* STATED GOAL *
Give the listing again character for character, but drop the images.

* INFORMATION PROVIDED *
____

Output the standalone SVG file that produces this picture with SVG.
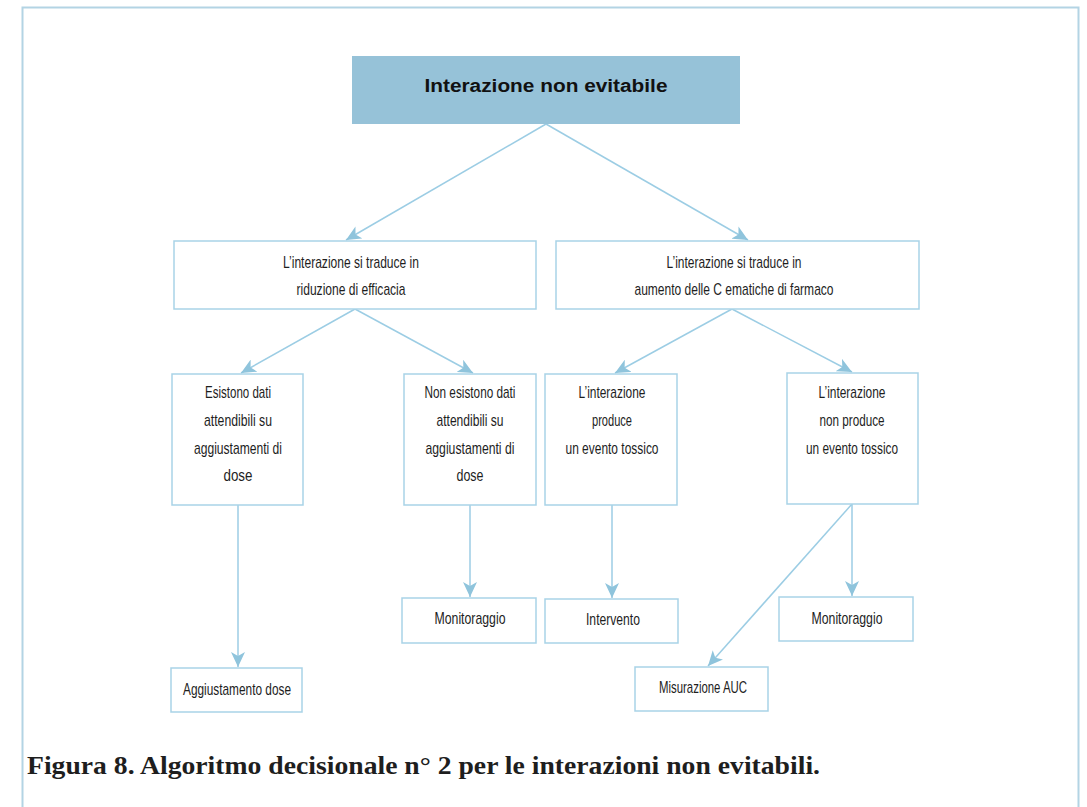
<svg xmlns="http://www.w3.org/2000/svg" width="1087" height="807" viewBox="0 0 1087 807">
<style>
.box{fill:#fff;stroke:#a9d3e7;stroke-width:1.5}
.t{font-family:"Liberation Sans",Arial,sans-serif;font-size:17px;fill:#1e1e1e;text-anchor:middle}
.c{stroke:#9ccde4;stroke-width:1.5;fill:none;marker-end:url(#ah)}
</style>
<defs>
<marker id="ah" markerUnits="userSpaceOnUse" markerWidth="16" markerHeight="14" viewBox="0 0 16 14" refX="15" refY="7" orient="auto">
<path d="M0,0 L15,7 L0,14 L4,7 z" fill="#8fc4dc"/>
</marker>
</defs>
<rect width="1087" height="807" fill="#fff"/>
<path d="M22.5,810 V7.5 H1078.5 V810" fill="none" stroke="#b3d4e4" stroke-width="2"/>

<g id="connectors">
<line class="c" x1="546" y1="124" x2="346" y2="240"/>
<line class="c" x1="546" y1="124" x2="748" y2="240"/>
<line class="c" x1="355" y1="309" x2="241" y2="373"/>
<line class="c" x1="355" y1="309" x2="473" y2="373"/>
<line class="c" x1="732" y1="309" x2="615" y2="373"/>
<line class="c" x1="732" y1="309" x2="852" y2="372"/>
<line class="c" x1="238" y1="505" x2="238" y2="667"/>
<line class="c" x1="470" y1="505" x2="470" y2="597"/>
<line class="c" x1="612" y1="505" x2="612" y2="598"/>
<line class="c" x1="852" y1="504" x2="852" y2="596"/>
<line class="c" x1="852" y1="504" x2="708" y2="666"/>
</g>

<g id="n-top">
<rect x="352" y="56" width="388" height="68" fill="#96c2d8"/>
<text x="546" y="92" style="font-family:'Liberation Sans',Arial,sans-serif;font-size:17.5px;font-weight:bold;fill:#111;text-anchor:middle" textLength="243" lengthAdjust="spacingAndGlyphs">Interazione non evitabile</text>
</g>

<g id="n-l1">
<rect class="box" x="174" y="241" width="362" height="68"/>
<text class="t" x="351" y="268" textLength="136" lengthAdjust="spacingAndGlyphs">L’interazione si traduce in</text>
<text class="t" x="351" y="295" textLength="109" lengthAdjust="spacingAndGlyphs">riduzione di efficacia</text>
</g>

<g id="n-r1">
<rect class="box" x="556" y="241" width="363" height="68"/>
<text class="t" x="734" y="268" textLength="135" lengthAdjust="spacingAndGlyphs">L’interazione si traduce in</text>
<text class="t" x="734" y="295" textLength="199" lengthAdjust="spacingAndGlyphs">aumento delle C ematiche di farmaco</text>
</g>

<g id="n-a">
<rect class="box" x="172" y="374" width="131" height="131"/>
<text class="t" x="238" y="398" textLength="66" lengthAdjust="spacingAndGlyphs">Esistono dati</text>
<text class="t" x="238" y="426" textLength="68" lengthAdjust="spacingAndGlyphs">attendibili su</text>
<text class="t" x="238" y="454" textLength="88" lengthAdjust="spacingAndGlyphs">aggiustamenti di</text>
<text class="t" x="238" y="481" textLength="29" lengthAdjust="spacingAndGlyphs">dose</text>
</g>

<g id="n-b">
<rect class="box" x="404" y="374" width="132" height="131"/>
<text class="t" x="470" y="398" textLength="91" lengthAdjust="spacingAndGlyphs">Non esistono dati</text>
<text class="t" x="470" y="426" textLength="67" lengthAdjust="spacingAndGlyphs">attendibili su</text>
<text class="t" x="470" y="454" textLength="89" lengthAdjust="spacingAndGlyphs">aggiustamenti di</text>
<text class="t" x="470" y="481" textLength="27" lengthAdjust="spacingAndGlyphs">dose</text>
</g>

<g id="n-c">
<rect class="box" x="545" y="374" width="132" height="131"/>
<text class="t" x="612" y="398" textLength="67" lengthAdjust="spacingAndGlyphs">L’interazione</text>
<text class="t" x="612" y="426" textLength="40" lengthAdjust="spacingAndGlyphs">produce</text>
<text class="t" x="612" y="454" textLength="93" lengthAdjust="spacingAndGlyphs">un evento tossico</text>
</g>

<g id="n-d">
<rect class="box" x="787" y="373" width="131" height="131"/>
<text class="t" x="852" y="398" textLength="67" lengthAdjust="spacingAndGlyphs">L’interazione</text>
<text class="t" x="852" y="426" textLength="65" lengthAdjust="spacingAndGlyphs">non produce</text>
<text class="t" x="852" y="454" textLength="92" lengthAdjust="spacingAndGlyphs">un evento tossico</text>
</g>

<g id="n-mon1">
<rect class="box" x="402" y="598" width="134" height="45"/>
<text class="t" x="470" y="624" textLength="71" lengthAdjust="spacingAndGlyphs">Monitoraggio</text>
</g>

<g id="n-int">
<rect class="box" x="545" y="599" width="133" height="44"/>
<text class="t" x="613" y="625" textLength="54" lengthAdjust="spacingAndGlyphs">Intervento</text>
</g>

<g id="n-mon2">
<rect class="box" x="779" y="597" width="134" height="44"/>
<text class="t" x="847" y="624" textLength="71" lengthAdjust="spacingAndGlyphs">Monitoraggio</text>
</g>

<g id="n-agg">
<rect class="box" x="171" y="668" width="131" height="44"/>
<text class="t" x="237" y="695" textLength="108" lengthAdjust="spacingAndGlyphs">Aggiustamento dose</text>
</g>

<g id="n-auc">
<rect class="box" x="635" y="667" width="133" height="44"/>
<text class="t" x="703" y="693" textLength="88" lengthAdjust="spacingAndGlyphs">Misurazione AUC</text>
</g>

<text x="27" y="774" style="font-family:'Liberation Serif','Times New Roman',serif;font-size:25px;font-weight:bold;fill:#1e1e1e" textLength="793" lengthAdjust="spacingAndGlyphs">Figura 8. Algoritmo decisionale n° 2 per le interazioni non evitabili.</text>
</svg>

____

* SOLUTION BELOW *
Output the standalone SVG file that produces this picture with SVG.
<svg xmlns="http://www.w3.org/2000/svg" width="1087" height="807" viewBox="0 0 1087 807">
<style>
.box{fill:#fff;stroke:#a9d3e7;stroke-width:1.5}
.t{font-family:"Liberation Sans",Arial,sans-serif;font-size:17px;fill:#1e1e1e;text-anchor:middle}
.c{stroke:#9ccde4;stroke-width:1.5;fill:none;marker-end:url(#ah)}
</style>
<defs>
<marker id="ah" markerUnits="userSpaceOnUse" markerWidth="16" markerHeight="14" viewBox="0 0 16 14" refX="15" refY="7" orient="auto">
<path d="M0,0 L15,7 L0,14 L4,7 z" fill="#8fc4dc"/>
</marker>
</defs>
<rect width="1087" height="807" fill="#fff"/>
<path d="M22.5,810 V7.5 H1078.5 V810" fill="none" stroke="#b3d4e4" stroke-width="2"/>

<g id="connectors">
<line class="c" x1="546" y1="124" x2="346" y2="240"/>
<line class="c" x1="546" y1="124" x2="748" y2="240"/>
<line class="c" x1="355" y1="309" x2="241" y2="373"/>
<line class="c" x1="355" y1="309" x2="473" y2="373"/>
<line class="c" x1="732" y1="309" x2="615" y2="373"/>
<line class="c" x1="732" y1="309" x2="852" y2="372"/>
<line class="c" x1="238" y1="505" x2="238" y2="667"/>
<line class="c" x1="470" y1="505" x2="470" y2="597"/>
<line class="c" x1="612" y1="505" x2="612" y2="598"/>
<line class="c" x1="852" y1="504" x2="852" y2="596"/>
<line class="c" x1="852" y1="504" x2="708" y2="666"/>
</g>

<g id="n-top">
<rect x="352" y="56" width="388" height="68" fill="#96c2d8"/>
<text x="546" y="92" style="font-family:'Liberation Sans',Arial,sans-serif;font-size:17.5px;font-weight:bold;fill:#111;text-anchor:middle" textLength="243" lengthAdjust="spacingAndGlyphs">Interazione non evitabile</text>
</g>

<g id="n-l1">
<rect class="box" x="174" y="241" width="362" height="68"/>
<text class="t" x="351" y="268" textLength="136" lengthAdjust="spacingAndGlyphs">L’interazione si traduce in</text>
<text class="t" x="351" y="295" textLength="109" lengthAdjust="spacingAndGlyphs">riduzione di efficacia</text>
</g>

<g id="n-r1">
<rect class="box" x="556" y="241" width="363" height="68"/>
<text class="t" x="734" y="268" textLength="135" lengthAdjust="spacingAndGlyphs">L’interazione si traduce in</text>
<text class="t" x="734" y="295" textLength="199" lengthAdjust="spacingAndGlyphs">aumento delle C ematiche di farmaco</text>
</g>

<g id="n-a">
<rect class="box" x="172" y="374" width="131" height="131"/>
<text class="t" x="238" y="398" textLength="66" lengthAdjust="spacingAndGlyphs">Esistono dati</text>
<text class="t" x="238" y="426" textLength="68" lengthAdjust="spacingAndGlyphs">attendibili su</text>
<text class="t" x="238" y="454" textLength="88" lengthAdjust="spacingAndGlyphs">aggiustamenti di</text>
<text class="t" x="238" y="481" textLength="29" lengthAdjust="spacingAndGlyphs">dose</text>
</g>

<g id="n-b">
<rect class="box" x="404" y="374" width="132" height="131"/>
<text class="t" x="470" y="398" textLength="91" lengthAdjust="spacingAndGlyphs">Non esistono dati</text>
<text class="t" x="470" y="426" textLength="67" lengthAdjust="spacingAndGlyphs">attendibili su</text>
<text class="t" x="470" y="454" textLength="89" lengthAdjust="spacingAndGlyphs">aggiustamenti di</text>
<text class="t" x="470" y="481" textLength="27" lengthAdjust="spacingAndGlyphs">dose</text>
</g>

<g id="n-c">
<rect class="box" x="545" y="374" width="132" height="131"/>
<text class="t" x="612" y="398" textLength="67" lengthAdjust="spacingAndGlyphs">L’interazione</text>
<text class="t" x="612" y="426" textLength="40" lengthAdjust="spacingAndGlyphs">produce</text>
<text class="t" x="612" y="454" textLength="93" lengthAdjust="spacingAndGlyphs">un evento tossico</text>
</g>

<g id="n-d">
<rect class="box" x="787" y="373" width="131" height="131"/>
<text class="t" x="852" y="398" textLength="67" lengthAdjust="spacingAndGlyphs">L’interazione</text>
<text class="t" x="852" y="426" textLength="65" lengthAdjust="spacingAndGlyphs">non produce</text>
<text class="t" x="852" y="454" textLength="92" lengthAdjust="spacingAndGlyphs">un evento tossico</text>
</g>

<g id="n-mon1">
<rect class="box" x="402" y="598" width="134" height="45"/>
<text class="t" x="470" y="624" textLength="71" lengthAdjust="spacingAndGlyphs">Monitoraggio</text>
</g>

<g id="n-int">
<rect class="box" x="545" y="599" width="133" height="44"/>
<text class="t" x="613" y="625" textLength="54" lengthAdjust="spacingAndGlyphs">Intervento</text>
</g>

<g id="n-mon2">
<rect class="box" x="779" y="597" width="134" height="44"/>
<text class="t" x="847" y="624" textLength="71" lengthAdjust="spacingAndGlyphs">Monitoraggio</text>
</g>

<g id="n-agg">
<rect class="box" x="171" y="668" width="131" height="44"/>
<text class="t" x="237" y="695" textLength="108" lengthAdjust="spacingAndGlyphs">Aggiustamento dose</text>
</g>

<g id="n-auc">
<rect class="box" x="635" y="667" width="133" height="44"/>
<text class="t" x="703" y="693" textLength="88" lengthAdjust="spacingAndGlyphs">Misurazione AUC</text>
</g>

<text x="27" y="774" style="font-family:'Liberation Serif','Times New Roman',serif;font-size:25px;font-weight:bold;fill:#1e1e1e" textLength="793" lengthAdjust="spacingAndGlyphs">Figura 8. Algoritmo decisionale n° 2 per le interazioni non evitabili.</text>
</svg>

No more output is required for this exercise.